WRITTEN REQUEST
Starting at the first line of the listing below, repeat each line exactly until the line containing "19.5, color: '#000'", which you include. Leave out pictures.
======== DATA FOR THE TASK ========
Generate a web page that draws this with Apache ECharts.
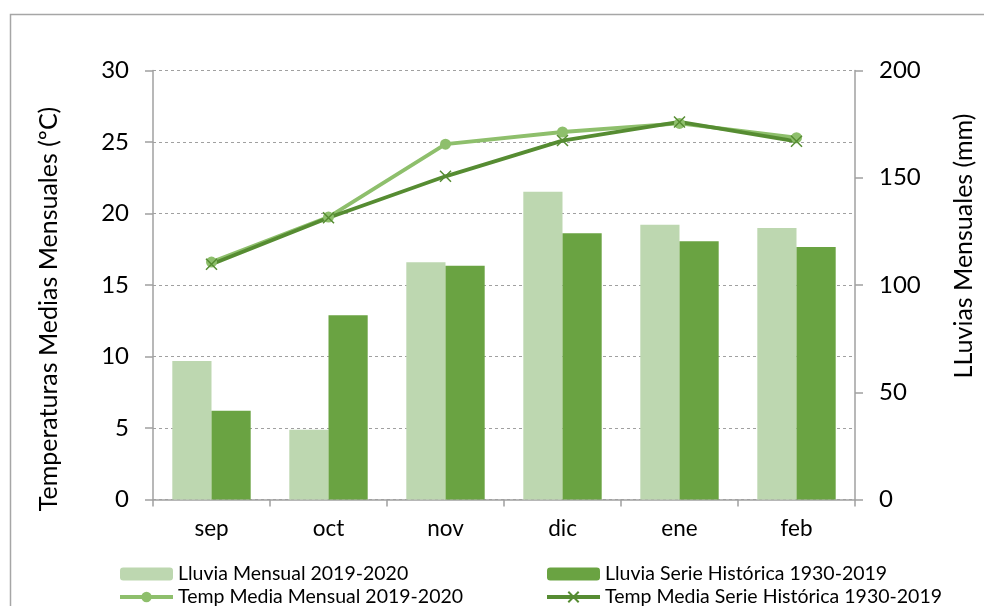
<!DOCTYPE html>
<html>
<head>
<meta charset="utf-8">
<script src="https://cdn.jsdelivr.net/npm/echarts@6/dist/echarts.min.js"></script>
<style>
  html, body { margin: 0; padding: 0; background: #fff; }
  #chart { width: 984px; height: 606px; }
</style>
</head>
<body>
<div id="chart"></div>
<script>
// datos
const months = ['sep', 'oct', 'nov', 'dic', 'ene', 'feb'];
const lluviaMensual = [64.6, 32.5, 110.6, 143.5, 128.1, 126.6];
const lluviaHistorica = [41.4, 85.9, 109.0, 124.1, 120.4, 117.7];
const tempMensual = [16.6, 19.75, 24.85, 25.7, 26.3, 25.3];
const tempHistorica = [16.45, 19.7, 22.6, 25.1, 26.4, 25.05];

const FONT = 'Lato';
const gray = '#a0a0a0';
const cLluviaMes = '#bdd7b0';
const cLluviaHist = '#6aa342';
const cTempMes = '#8ebf6c';
const cTempHist = '#568c32';

let myChart = echarts.init(document.getElementById('chart'));

let legendText = { fontFamily: FONT, fontSize: 19.5, color: '#000' };

let option = {
  backgroundColor: '#fff',
  animation: false,
  textStyle: { fontFamily: FONT },
  graphic: [{
    type: 'rect',
    shape: { x: 10.5, y: 14.5, width: 1000, height: 700 },
    style: { fill: 'none', stroke: '#a6a6a6', lineWidth: 1.5 },
    silent: true
  }],
  grid: { left: 153, right: 127, top: 70.5, bottom: 106.5 },
  legend: [{
    orient: 'vertical',
    left: 118, top: 564, height: 60,
    padding: 0,
    itemWidth: 53, itemHeight: 13, itemGap: 3,
    lineStyle: { width: 4 },
    textStyle: legendText,
    data: ['Lluvia Mensual 2019-2020', 'Temp Media Mensual 2019-2020']
  }, {
    orient: 'vertical',
    left: 545, top: 564, height: 60,
    padding: 0,
    itemWidth: 53, itemHeight: 13, itemGap: 3,
    lineStyle: { width: 4 },
    textStyle: legendText,
    data: ['Lluvia Serie Histórica 1930-2019', 'Temp Media Serie Histórica 1930-2019']
  }],
  xAxis: {
    type: 'category',
    data: months,
    boundaryGap: true,
    axisLine: { lineStyle: { color: gray, width: 1.5 } },
    axisTick: { show: true, length: 7, lineStyle: { color: gray, width: 1.5 } },
    axisLabel: { color: '#000', fontSize: 22.5, fontFamily: FONT, margin: 18 }
  },
  yAxis: [{
    type: 'value',
    position: 'left',
    min: 0, max: 30, interval: 5,
    name: 'Temperaturas Medias Mensuales (ºC)',
    nameLocation: 'middle',
    nameRotate: 90,
    nameGap: 92,
    nameTextStyle: { color: '#000', fontSize: 25, fontFamily: FONT, padding: [0, 48, 0, 0] },
    axisLine: { show: true, lineStyle: { color: gray, width: 1.5 } },
    axisTick: { show: true, length: 8, lineStyle: { color: gray, width: 1.5 } },
    axisLabel: { color: '#000', fontSize: 24, fontFamily: FONT, margin: 24 },
    splitLine: { show: true, lineStyle: { color: gray, width: 1, type: [3, 3] } }
  }, {
    type: 'value',
    position: 'right',
    min: 0, max: 200, interval: 50,
    name: 'LLuvias Mensuales (mm)',
    nameLocation: 'middle',
    nameRotate: 90,
    nameGap: 96,
    nameTextStyle: { color: '#000', fontSize: 25, fontFamily: FONT, padding: [0, 0, 0, 78] },
    axisLine: { show: true, lineStyle: { color: gray, width: 1.5 } },
    axisTick: { show: true, length: 8, lineStyle: { color: gray, width: 1.5 } },
    axisLabel: { color: '#000', fontSize: 24, fontFamily: FONT, margin: 24 },
    splitLine: { show: false }
  }],
  series: [{
    name: 'Lluvia Mensual 2019-2020',
    type: 'bar',
    yAxisIndex: 1,
    barGap: '0%',
    barCategoryGap: '33%',
    itemStyle: { color: cLluviaMes },
    data: lluviaMensual
  }, {
    name: 'Lluvia Serie Histórica 1930-2019',
    type: 'bar',
    yAxisIndex: 1,
    barGap: '0%',
    barCategoryGap: '33%',
    itemStyle: { color: cLluviaHist },
    data: lluviaHistorica
  }, {
    name: 'Temp Media Mensual 2019-2020',
    type: 'line',
    yAxisIndex: 0,
    symbol: 'circle',
    symbolSize: 11,
    lineStyle: { color: cTempMes, width: 3.8 },
    itemStyle: { color: cTempMes },
    data: tempMensual
  }, {
    name: 'Temp Media Serie Histórica 1930-2019',
    type: 'line',
    yAxisIndex: 0,
    symbol: 'path://M0 0L10 10M10 0L0 10',
    symbolSize: 11,
    lineStyle: { color: cTempHist, width: 3.8 },
    itemStyle: { color: cTempHist, borderColor: cTempHist, borderWidth: 1.5 },
    data: tempHistorica
  }]
};

myChart.setOption(option);
</script>
</body>
</html>
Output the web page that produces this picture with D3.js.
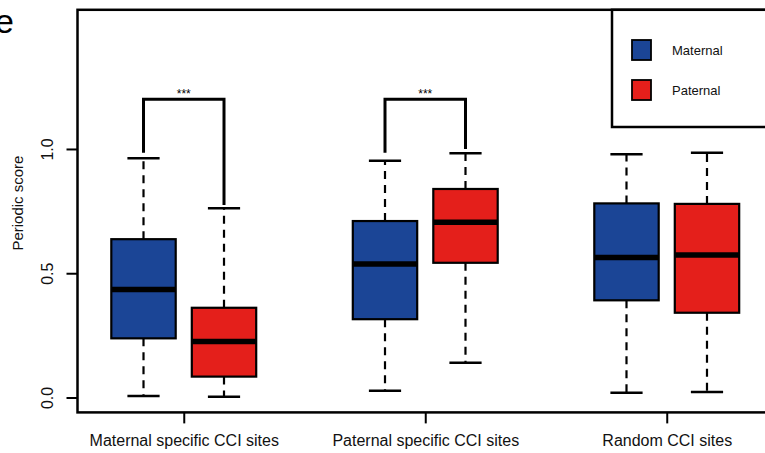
<html>
<head>
    <title>Periodic score</title>
    <script src="https://d3js.org/d3.v7.min.js"></script>
    <style>
        body { margin: 0; background: #fff; }
        svg { font-family: "Liberation Sans", Arial, sans-serif; overflow: hidden; }
        .whisker { stroke: black; stroke-width: 2.2; stroke-dasharray: 8,6; }
    </style>
</head>
<body>
    <svg id="chart" width="765" height="453"></svg>
    <script>
        // data
        var groups = ["Maternal specific CCI sites", "Paternal specific CCI sites", "Random CCI sites"];
        var series = ["Maternal", "Paternal"];
        var colors = ["#1b4596", "#e41f1b"];
        // [low whisker, Q1, median, Q3, high whisker] per group
        var maternalStats = [[0.006, 0.238, 0.435, 0.637, 0.963],
                             [0.027, 0.315, 0.537, 0.710, 0.953],
                             [0.019, 0.391, 0.563, 0.781, 0.979]];
        var paternalStats = [[0.003, 0.084, 0.225, 0.361, 0.761],
                             [0.140, 0.542, 0.705, 0.839, 0.983],
                             [0.022, 0.341, 0.573, 0.779, 0.985]];
        var yTicks = [0, 0.5, 1.0];
        var sigGroups = [0, 1];
        var sigLabels = ["***", "***"];
        var sigHeight = [1.2, 1.2];
        var sigLegEnds = [[0.985, 0.775], [0.985, 1.0]];

        var svg = d3.select("#chart");
        var pLeft = 77.5, pTop = 9.8, pRight = 773, pBottom = 412.4;

        var x = d3.scaleLinear().domain([0.18, 8.82]).range([pLeft, pRight]);
        var y = d3.scaleLinear().domain([-0.06, 1.56]).range([pBottom, pTop]);
        var boxW = x(0.8) - x(0), capW = x(0.4) - x(0);

        var boxes = [];
        groups.forEach(function (g, i) {
            [maternalStats[i], paternalStats[i]].forEach(function (s, j) {
                boxes.push({ pos: 1 + 3 * i + j, s: s, color: colors[j] });
            });
        });

        var b = svg.append("g").selectAll("g").data(boxes).enter().append("g");
        // whiskers
        b.append("line").attr("class", "whisker")
            .attr("x1", function (d) { return x(d.pos); }).attr("x2", function (d) { return x(d.pos); })
            .attr("y1", function (d) { return y(d.s[3]); }).attr("y2", function (d) { return y(d.s[4]); });
        b.append("line").attr("class", "whisker")
            .attr("x1", function (d) { return x(d.pos); }).attr("x2", function (d) { return x(d.pos); })
            .attr("y1", function (d) { return y(d.s[1]); }).attr("y2", function (d) { return y(d.s[0]); });
        [0, 4].forEach(function (k) {
            b.append("line")
                .attr("x1", function (d) { return x(d.pos) - capW / 2; })
                .attr("x2", function (d) { return x(d.pos) + capW / 2; })
                .attr("y1", function (d) { return y(d.s[k]); }).attr("y2", function (d) { return y(d.s[k]); })
                .attr("stroke", "black").attr("stroke-width", 2.5);
        });
        b.append("rect")
            .attr("x", function (d) { return x(d.pos) - boxW / 2; })
            .attr("width", boxW)
            .attr("y", function (d) { return y(d.s[3]); })
            .attr("height", function (d) { return y(d.s[1]) - y(d.s[3]); })
            .attr("fill", function (d) { return d.color; })
            .attr("stroke", "black").attr("stroke-width", 2.2);
        b.append("line")
            .attr("x1", function (d) { return x(d.pos) - boxW / 2; })
            .attr("x2", function (d) { return x(d.pos) + boxW / 2; })
            .attr("y1", function (d) { return y(d.s[2]); }).attr("y2", function (d) { return y(d.s[2]); })
            .attr("stroke", "black").attr("stroke-width", 5.5);

        // significance brackets
        sigGroups.forEach(function (g, k) {
            var p0 = 1 + 3 * g, p1 = p0 + 1;
            svg.append("path")
                .attr("d", "M" + x(p0) + "," + y(sigLegEnds[k][0]) + "V" + y(sigHeight[k]) +
                    "H" + x(p1) + "V" + y(sigLegEnds[k][1]))
                .attr("fill", "none").attr("stroke", "black").attr("stroke-width", 3);
            svg.append("text")
                .attr("x", x((p0 + p1) / 2)).attr("y", y(sigHeight[k]) - 1)
                .attr("text-anchor", "middle").attr("font-size", 12)
                .text(sigLabels[k]);
        });

        // axes
        var yAxis = svg.append("g").attr("transform", "translate(" + pLeft + ",0)")
            .call(d3.axisLeft(y).tickValues(yTicks).tickFormat(d3.format(".1f")).tickSize(11));
        yAxis.select(".domain").remove();
        yAxis.selectAll(".tick line").attr("stroke-width", 2);
        yAxis.selectAll(".tick text")
            .attr("font-size", 16).attr("font-family", null).attr("fill", "#111")
            .attr("x", 0).attr("dy", null)
            .attr("text-anchor", "middle")
            .attr("transform", "translate(-25,0) rotate(-90)");

        var xAxis = svg.append("g").attr("transform", "translate(0," + pBottom + ")")
            .call(d3.axisBottom(x).tickValues([1.5, 4.5, 7.5])
                .tickFormat(function (d, i) { return groups[i]; }).tickSize(11));
        xAxis.select(".domain").remove();
        xAxis.selectAll(".tick line").attr("stroke-width", 2);
        xAxis.selectAll(".tick text").attr("font-size", 16).attr("font-family", null)
            .attr("fill", "#111").attr("y", 22).attr("dy", "0.71em");

        // plot border
        svg.append("rect").attr("x", pLeft).attr("y", pTop)
            .attr("width", pRight - pLeft).attr("height", pBottom - pTop)
            .attr("fill", "none").attr("stroke", "black").attr("stroke-width", 2.5);

        svg.append("text").attr("transform", "translate(23," + ((pTop + pBottom) / 2 - 8) + ") rotate(-90)")
            .attr("text-anchor", "middle").attr("font-size", 15).attr("fill", "#111")
            .text("Periodic score");

        // legend
        var lg = svg.append("g");
        lg.append("rect").attr("x", 612).attr("y", pTop).attr("width", 200).attr("height", 127 - pTop)
            .attr("fill", "white").attr("stroke", "black").attr("stroke-width", 2.5);
        series.forEach(function (s, i) {
            lg.append("rect").attr("x", 632).attr("y", 40 + i * 40).attr("width", 19).attr("height", 20)
                .attr("fill", colors[i]).attr("stroke", "black").attr("stroke-width", 1.8);
            lg.append("text").attr("x", 672).attr("y", 50 + i * 40).attr("dy", "0.35em")
                .attr("font-size", 13).attr("fill", "#111").text(s);
        });

        // panel letter
        svg.append("text").attr("x", -5).attr("y", 33).attr("font-size", 34).text("e");
    </script>
</body>
</html>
========
TASK ANSWER
Generate a web page that draws this with Apache ECharts.
<!DOCTYPE html>
<html>
<head>
<meta charset="utf-8">
<script src="https://cdn.jsdelivr.net/npm/echarts@6/dist/echarts.min.js"></script>
<style>
  html, body { margin: 0; padding: 0; background: #fff; }
  #chart { width: 984px; height: 606px; }
</style>
</head>
<body>
<div id="chart"></div>
<script>
// datos
const months = ['sep', 'oct', 'nov', 'dic', 'ene', 'feb'];
const lluviaMensual = [64.6, 32.5, 110.6, 143.5, 128.1, 126.6];
const lluviaHistorica = [41.4, 85.9, 109.0, 124.1, 120.4, 117.7];
const tempMensual = [16.6, 19.75, 24.85, 25.7, 26.3, 25.3];
const tempHistorica = [16.45, 19.7, 22.6, 25.1, 26.4, 25.05];

const FONT = 'Lato';
const gray = '#a0a0a0';
const cLluviaMes = '#bdd7b0';
const cLluviaHist = '#6aa342';
const cTempMes = '#8ebf6c';
const cTempHist = '#568c32';

let myChart = echarts.init(document.getElementById('chart'));

let legendText = { fontFamily: FONT, fontSize: 19.5, color: '#000' };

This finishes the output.